I joke with him, saying, “Red, you’re making us look good!” And point out the blood on his hand.
Red stops and wipes it away.
Patch smiles.
Our workout soon ends, but the incident stays on my mind. The warrior/poet in me saw something special in that moment, the honor in this dynamic. I realized that however flawed we may be, we’re all trying to shape our own destinies through whatever path is available to us.
I watched Red push himself hard, possibly even knocking on death’s door. I understood his willingness to self-harm in his fight for progress. He is at war with himself, practicing a sort of kamikaze discipline of self-improvement, smashing his own body against the force of hundreds of pounds of steel — locked in a fight to achieve self-actualization.
In prison, we are all animals trapped in our own tiny circle of existence. It’s all we can do to push back against the walls closing in on us. We become bigger, stronger, angrier. We try harder. We look inward. We turn into warriors in waiting. We wait for the day our preparation meets opportunity.

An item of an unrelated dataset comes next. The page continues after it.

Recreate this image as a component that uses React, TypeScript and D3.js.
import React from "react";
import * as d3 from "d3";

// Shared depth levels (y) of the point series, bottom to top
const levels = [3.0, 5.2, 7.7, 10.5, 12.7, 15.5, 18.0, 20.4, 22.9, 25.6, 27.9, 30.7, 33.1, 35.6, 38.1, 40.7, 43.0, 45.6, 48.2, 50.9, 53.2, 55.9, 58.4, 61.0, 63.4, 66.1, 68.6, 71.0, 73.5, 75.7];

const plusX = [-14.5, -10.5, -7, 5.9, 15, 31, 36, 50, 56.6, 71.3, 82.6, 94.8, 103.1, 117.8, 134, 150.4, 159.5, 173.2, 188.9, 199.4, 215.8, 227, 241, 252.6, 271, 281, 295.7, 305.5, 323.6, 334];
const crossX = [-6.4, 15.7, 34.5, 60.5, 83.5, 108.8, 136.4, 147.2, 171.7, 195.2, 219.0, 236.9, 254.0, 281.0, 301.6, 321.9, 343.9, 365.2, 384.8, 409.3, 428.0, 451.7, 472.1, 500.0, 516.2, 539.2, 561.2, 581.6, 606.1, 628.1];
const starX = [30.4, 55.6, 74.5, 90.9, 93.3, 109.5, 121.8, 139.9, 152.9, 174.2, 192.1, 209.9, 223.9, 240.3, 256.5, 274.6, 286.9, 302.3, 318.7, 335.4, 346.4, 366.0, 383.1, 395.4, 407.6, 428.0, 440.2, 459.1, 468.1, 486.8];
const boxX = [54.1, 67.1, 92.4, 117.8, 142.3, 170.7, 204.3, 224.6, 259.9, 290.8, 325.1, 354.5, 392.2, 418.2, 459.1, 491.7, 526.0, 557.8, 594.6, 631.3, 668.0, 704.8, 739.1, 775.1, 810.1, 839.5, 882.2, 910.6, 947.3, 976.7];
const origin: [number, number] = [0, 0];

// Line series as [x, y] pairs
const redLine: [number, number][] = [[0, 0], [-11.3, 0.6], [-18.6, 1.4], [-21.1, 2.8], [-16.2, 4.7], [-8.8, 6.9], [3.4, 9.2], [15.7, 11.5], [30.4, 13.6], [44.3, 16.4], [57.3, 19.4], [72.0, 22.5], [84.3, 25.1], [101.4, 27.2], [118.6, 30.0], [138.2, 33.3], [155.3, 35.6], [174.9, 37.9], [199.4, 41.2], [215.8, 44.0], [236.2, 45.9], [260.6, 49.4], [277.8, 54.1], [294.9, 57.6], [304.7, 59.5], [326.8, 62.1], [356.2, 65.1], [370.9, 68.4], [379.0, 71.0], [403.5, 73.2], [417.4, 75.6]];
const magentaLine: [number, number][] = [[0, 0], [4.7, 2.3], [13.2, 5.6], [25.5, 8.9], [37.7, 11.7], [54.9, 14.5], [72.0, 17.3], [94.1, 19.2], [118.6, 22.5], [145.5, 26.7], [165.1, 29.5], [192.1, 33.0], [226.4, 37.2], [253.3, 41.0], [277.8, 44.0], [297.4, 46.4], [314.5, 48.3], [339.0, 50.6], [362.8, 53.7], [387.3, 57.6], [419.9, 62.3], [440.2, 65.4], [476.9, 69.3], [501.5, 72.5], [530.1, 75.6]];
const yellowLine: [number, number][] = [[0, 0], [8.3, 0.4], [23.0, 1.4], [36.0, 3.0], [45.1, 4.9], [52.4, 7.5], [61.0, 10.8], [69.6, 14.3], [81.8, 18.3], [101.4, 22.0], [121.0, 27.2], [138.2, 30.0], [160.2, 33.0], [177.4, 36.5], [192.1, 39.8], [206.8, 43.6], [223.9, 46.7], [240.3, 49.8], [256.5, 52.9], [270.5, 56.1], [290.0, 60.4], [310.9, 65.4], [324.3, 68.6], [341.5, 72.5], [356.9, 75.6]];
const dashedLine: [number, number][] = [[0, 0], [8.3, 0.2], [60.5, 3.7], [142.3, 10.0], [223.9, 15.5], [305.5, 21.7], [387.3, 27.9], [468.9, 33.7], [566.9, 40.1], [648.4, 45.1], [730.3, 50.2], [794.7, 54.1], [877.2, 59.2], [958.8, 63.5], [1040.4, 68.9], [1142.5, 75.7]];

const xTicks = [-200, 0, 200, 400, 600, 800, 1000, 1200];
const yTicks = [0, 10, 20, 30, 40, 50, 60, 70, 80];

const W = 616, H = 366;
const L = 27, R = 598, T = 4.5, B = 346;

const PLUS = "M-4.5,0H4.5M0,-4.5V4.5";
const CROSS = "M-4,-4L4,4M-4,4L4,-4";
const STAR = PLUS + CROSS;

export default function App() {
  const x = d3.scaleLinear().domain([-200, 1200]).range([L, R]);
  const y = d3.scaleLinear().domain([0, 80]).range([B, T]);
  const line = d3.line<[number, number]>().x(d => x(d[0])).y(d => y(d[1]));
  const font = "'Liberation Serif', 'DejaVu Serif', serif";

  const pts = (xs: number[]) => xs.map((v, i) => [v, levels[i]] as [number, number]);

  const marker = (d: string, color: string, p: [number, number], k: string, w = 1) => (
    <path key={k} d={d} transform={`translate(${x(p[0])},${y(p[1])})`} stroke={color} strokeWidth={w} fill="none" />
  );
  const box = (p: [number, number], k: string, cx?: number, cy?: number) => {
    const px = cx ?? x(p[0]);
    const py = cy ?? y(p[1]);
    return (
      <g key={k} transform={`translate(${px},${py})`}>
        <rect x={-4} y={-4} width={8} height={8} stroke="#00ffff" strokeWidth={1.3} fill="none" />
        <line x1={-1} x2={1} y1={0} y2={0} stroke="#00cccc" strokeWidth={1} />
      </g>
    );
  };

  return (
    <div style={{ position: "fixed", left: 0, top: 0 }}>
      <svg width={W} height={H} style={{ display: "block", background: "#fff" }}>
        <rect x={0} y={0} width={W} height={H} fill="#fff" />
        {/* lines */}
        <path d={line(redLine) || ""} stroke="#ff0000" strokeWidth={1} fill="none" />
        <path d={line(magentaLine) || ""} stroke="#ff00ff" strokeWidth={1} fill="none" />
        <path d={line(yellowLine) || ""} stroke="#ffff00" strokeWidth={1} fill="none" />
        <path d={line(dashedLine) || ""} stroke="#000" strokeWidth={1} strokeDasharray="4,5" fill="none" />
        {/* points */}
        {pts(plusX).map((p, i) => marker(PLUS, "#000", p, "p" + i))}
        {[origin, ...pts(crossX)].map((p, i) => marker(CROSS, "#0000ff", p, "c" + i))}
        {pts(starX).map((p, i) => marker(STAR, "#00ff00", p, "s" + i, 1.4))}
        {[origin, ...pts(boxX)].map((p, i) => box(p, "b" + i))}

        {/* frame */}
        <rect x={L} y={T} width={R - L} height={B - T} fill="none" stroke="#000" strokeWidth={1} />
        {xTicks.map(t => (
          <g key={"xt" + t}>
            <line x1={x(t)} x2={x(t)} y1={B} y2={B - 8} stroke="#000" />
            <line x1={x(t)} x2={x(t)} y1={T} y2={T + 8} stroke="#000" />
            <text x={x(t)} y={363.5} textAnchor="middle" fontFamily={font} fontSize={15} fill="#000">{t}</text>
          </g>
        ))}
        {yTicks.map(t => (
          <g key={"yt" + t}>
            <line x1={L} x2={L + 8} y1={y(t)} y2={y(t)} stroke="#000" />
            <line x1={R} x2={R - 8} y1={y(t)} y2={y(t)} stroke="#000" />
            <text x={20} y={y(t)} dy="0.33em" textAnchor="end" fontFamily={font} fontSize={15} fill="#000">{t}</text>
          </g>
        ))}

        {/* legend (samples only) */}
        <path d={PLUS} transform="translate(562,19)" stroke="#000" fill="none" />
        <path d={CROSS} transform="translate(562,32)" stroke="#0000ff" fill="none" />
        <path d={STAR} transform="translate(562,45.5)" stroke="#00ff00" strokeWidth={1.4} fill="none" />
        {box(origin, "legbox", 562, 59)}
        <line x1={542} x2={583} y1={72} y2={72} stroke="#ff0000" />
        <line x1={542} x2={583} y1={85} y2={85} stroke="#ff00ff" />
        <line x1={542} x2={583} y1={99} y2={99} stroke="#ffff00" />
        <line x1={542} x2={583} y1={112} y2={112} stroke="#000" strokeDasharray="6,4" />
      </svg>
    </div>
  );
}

The need to be something in the eyes of others builds up over time. We use our pain and frustration as a sort of fuel. We do it to better ourselves, but this drive can also become corrupted. It can be used to hurt ourselves, or other people. People can snap psychologically. They can become ideologically radicalized, delusional, even hateful. Have you ever wondered what goes through the minds of kamikaze pilots, or the terrorists who crash their planes into a skyscraper building? These people turn their inner fire into an external explosion. There can be a thin line between being self-destructive and being a mass murderer.
Thus is life,
My country tis of thee.
This is why we bleed for recreation
in the land of the free.
*Fort Dix is a low-security prison. Weights have been removed from institutions with higher security levels.